Alors que les opérations de contre-insurrection dans la région de Rafah et Al-Arich ont établi un contrôle militaire sans précédent et bouleversé les équilibres sociaux dans le Nord-Sinaï, la Grande Transfiguration marque-t-elle un changement des règles du jeu à Sainte-Catherine ? Tout porte à croire que le régime se sent pousser des ailes face aux tribus. « Ils ont fait un test avant le début de travaux : ils ont commencé à confisquer les 4 x 4 non déclarés au check-point. Il n’y a pas eu de réaction. »

Entrepreneurs (para)militaires

Parmi les commerçants, certains ont cru à la possibilité d’un boom touristique qui ferait exploser leurs bénéfices. Ils ont aussi espéré un afflux de consommateurs durant les travaux, mais les promoteurs du projet ont pris soin de loger les ouvriers en dehors de la ville, dans des baraquements à part.

Dans un espace intermédiaire, à la bordure du bourg et du gros du chantier, s’est formée une zone à l’ambiance un peu différente, plus agitée, plus « égyptienne ». Il y a là un coiffeur qui ne désemplit pas, un cybercafé, et surtout le café Cleopatra, qui, après avoir été « reculé » de 300 mètres, a pris un peu de bouteille. Il a acquis un écran géant où il diffuse les matchs de foot, et une clientèle égyptienne au timbre de voix plus haut est venue remplacer les Bédouins. Un ancien serveur explique : « Le patron s’est mis à mal me parler, et le travail est devenu trop stressant. » La Grande Transfiguration, c’est aussi le risque de voir se développer à Sainte-Catherine des rapports salariaux brutaux, à l’image de ceux qui ont cours en Égypte.

Aujourd’hui, les petits commerçants ont déchanté. Ils ont compris qu’ils sont destinés à terme à être broyés par les capitalistes. Quant aux cheikhs qui ont prospéré sur le tourisme de montagne, leur position est structurellement ambiguë : plutôt que de s’opposer frontalement au projet au risque de tout perdre, ils essaient de négocier des parts de marchés dans le contexte d’une future nouvelle donne… dont ils ignorent encore tout.

Car ce projet est à l’image d’autres qui fleurissent en Égypte depuis dix ans : il semble avancer à l’aveugle. Alors que l’Égypte manque cruellement de réserves de devises, l’issue des travaux ne cesse d’être repoussée. Parfois des bâtiments qui viennent d’être construits sont aussitôt démolis.

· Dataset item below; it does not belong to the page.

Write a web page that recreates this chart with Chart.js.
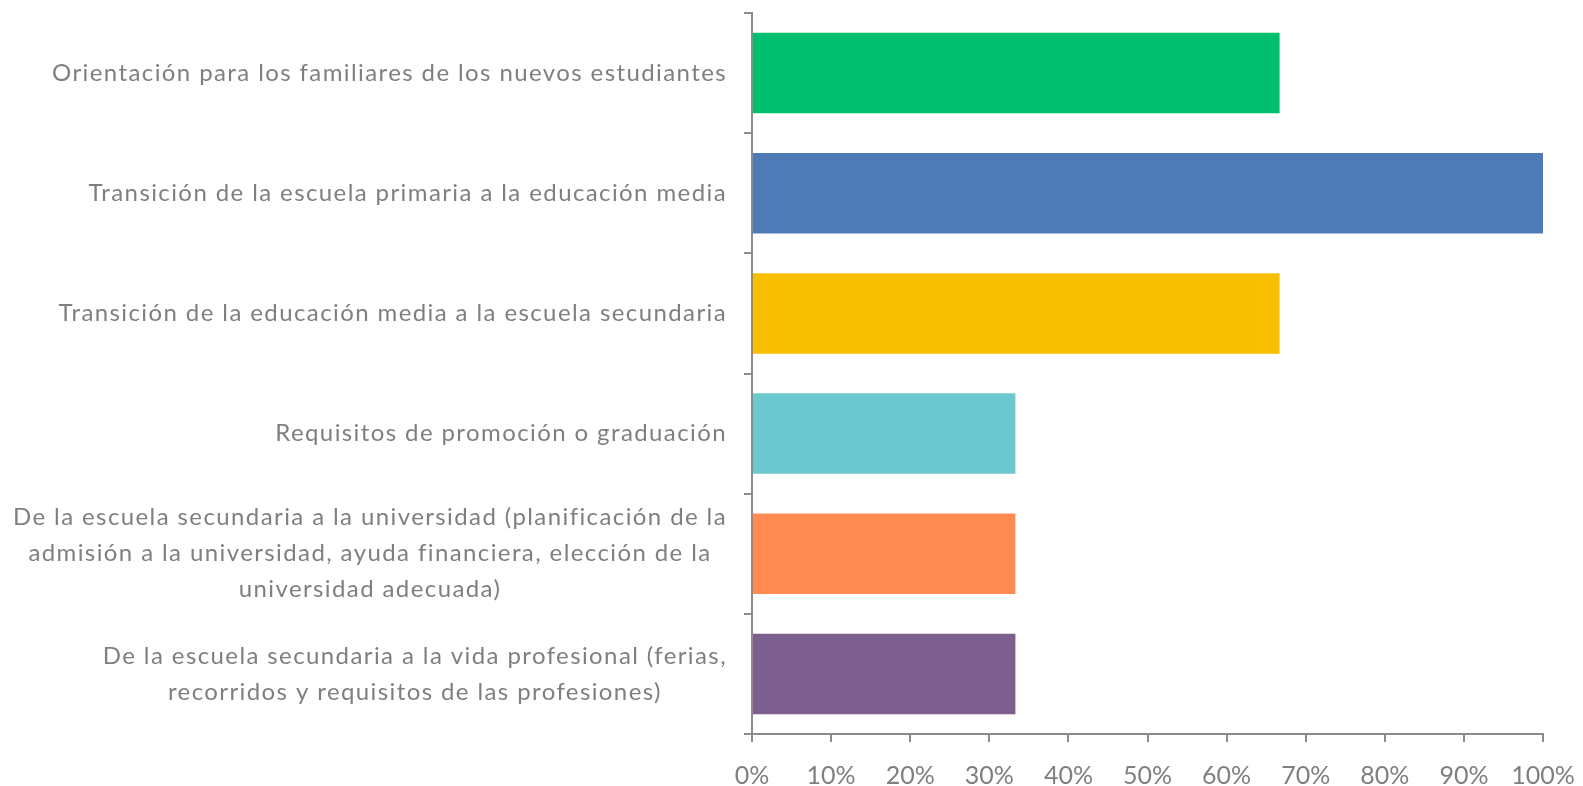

Des opérateurs disparaissent, d’autres apparaissent.

L’un des groupes actuellement présents sur le site, Abnaa Sina (« les fils du Sinaï), est la propriété d’Ibrahim Al-Argani, un leader de la tribu des Tarabin qui cumule les casquettes de businessman et d’entrepreneur paramilitaire : en plus d’Abnaa Sina, Al-Argani dirige l’Union des tribus du Sinaï, une alliance qui s’est constituée en force supplétive à l’armée égyptienne dans les combats qui l’opposent à l’insurrection jihadiste dans le nord de la péninsule.

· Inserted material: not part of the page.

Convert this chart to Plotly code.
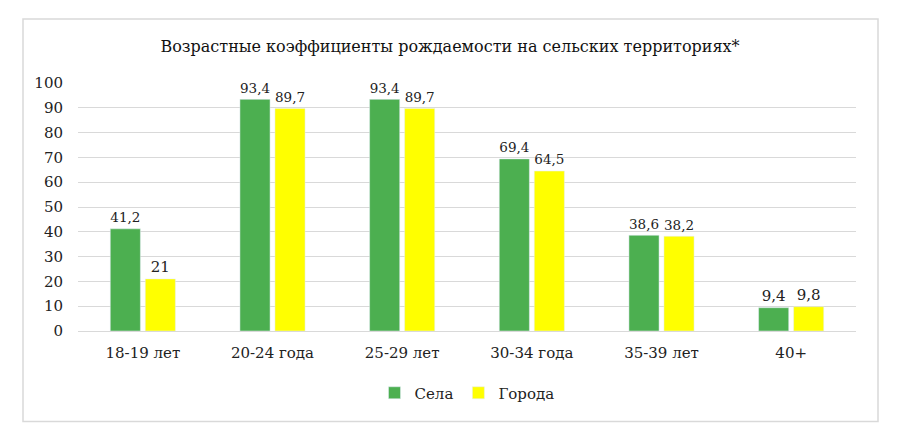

Ainsi peut-on aisément supposer que, derrière des prête-noms, les entreprises militaires ne sont pas loin. Depuis une décennie, celles-ci empochent de juteux marchés publics dans l’opacité la plus totale, et près de la moitié de l’abyssale dette contractée par le régime depuis le coup d’État du général Sissi atterrirait dans leurs bourses. Cela explique entre autres pourquoi les projets ont tendance à traîner en longueur, à faire l’objet de planifications opaques et anarchiques… et parfois à finir recouverts par le sable du désert.

Bulle immobilière

Le projet de la Grande Transfiguration est-il vraiment destiné à ramener le million de touristes annuel annoncé, ou va-t-il se révéler être une bulle immobilière visant à transférer les devises de l’État dans la poche des militaires ? Quand on gravit la montagne et qu’on observe ces grands bâtiments vides arrachés au désert, qui imitent on ne sait quelle fantasmagorie antique, on a en effet du mal à y croire.

« C’est du délire. Ils n’arriveront jamais à remplir leurs hôtels. Les hébergements qui existent sont loin d’être pleins. » Mais une grande partie du mal est déjà fait, et l’inachèvement prolonge la souffrance : Sainte-Catherine vit depuis deux ans au son des bulldozers, dans une ambiance de poussière et de gravats.

1Le Buisson ardent qui brûle sans jamais se consumer est, dans la tradition biblique, le lieu où Dieu parle à Moïse.